A large number of techniques in verification already try to keep the generated state space small by the analysis itself (e.g. symbolic model checking [12] or predicate abstraction [19]). Giacobazzi et al. [17, 18] describe how to compute the coarsest abstract domain, a so called correctness kernel, which maintains the behavior of the current abstraction. Further techniques like lazy refinement [9, 20] and abstraction slicing [11] (used in the certifying model checker SLAB [14]) try to reduce the size of the explored state space during verification, and thus reduce the proof size. In our experiments, we combined our technique with lazy refinement for explicit-state model checking [9] and showed that our technique complements lazy refinement.

Two recent approaches aim at reducing the size of inductive invariants computed during hardware verification [16, 21]. While in principle our ARGs can be transformed into inductive invariants and thus these approaches would theoretically be applicable to software verification techniques constructing ARGs, it is not directly straightforward how to encode arbitrary abstract domains of static analyses as SAT formulae. We see thus our technique as a practically useful reduction technique for proof witnesses of software verifiers constructing ARGs.

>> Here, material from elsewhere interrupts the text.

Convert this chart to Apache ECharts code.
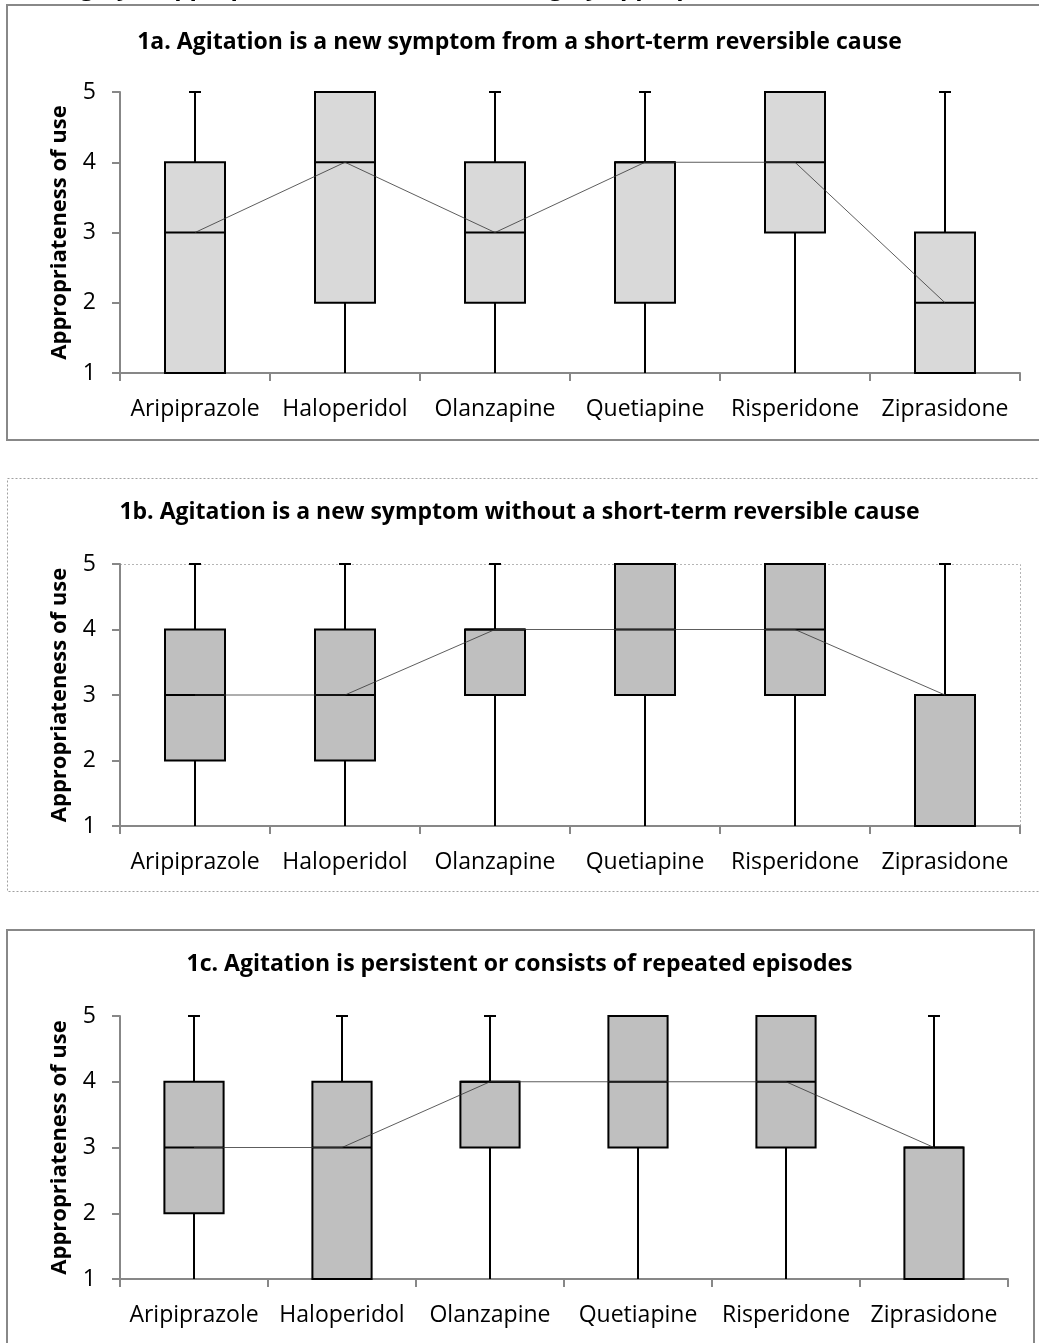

We are aware of only two techniques [2, 29] which also replace abstract states in a proof by more abstract ones. Both weaken abstract interpretation results, while we look at ARGs. Besson et al. [2] introduce the idea of a weakest fixpoint, explain fixpoint pruning for abstract domains in which abstract states are given by a set of constraints and demonstrate it with a polyhedra analysis. Fixpoint pruning repeatedly replaces a set of constraints – an abstract state – by a subset of constraints s.t. the property can still be shown. In contrast, we directly compute how to “prune” our abstract reachability graph. Seo et al. [29] introduce the general concept of an abstract value slicer. An abstract value slicer consists of an extractor domain and a backtracer. An extractor from the extractor domain is similar to our \(\mathsf {weaken}\) operator and the task of the backtracer is related to the task of \(trans\). In contrast to us, they do not need something similar to init since their abstract semantics never forbids successor nodes (and they just consider path-insensitive analyses).

Summing up, none of the existing approaches can be used for proofs in the form of abstract reachability graphs.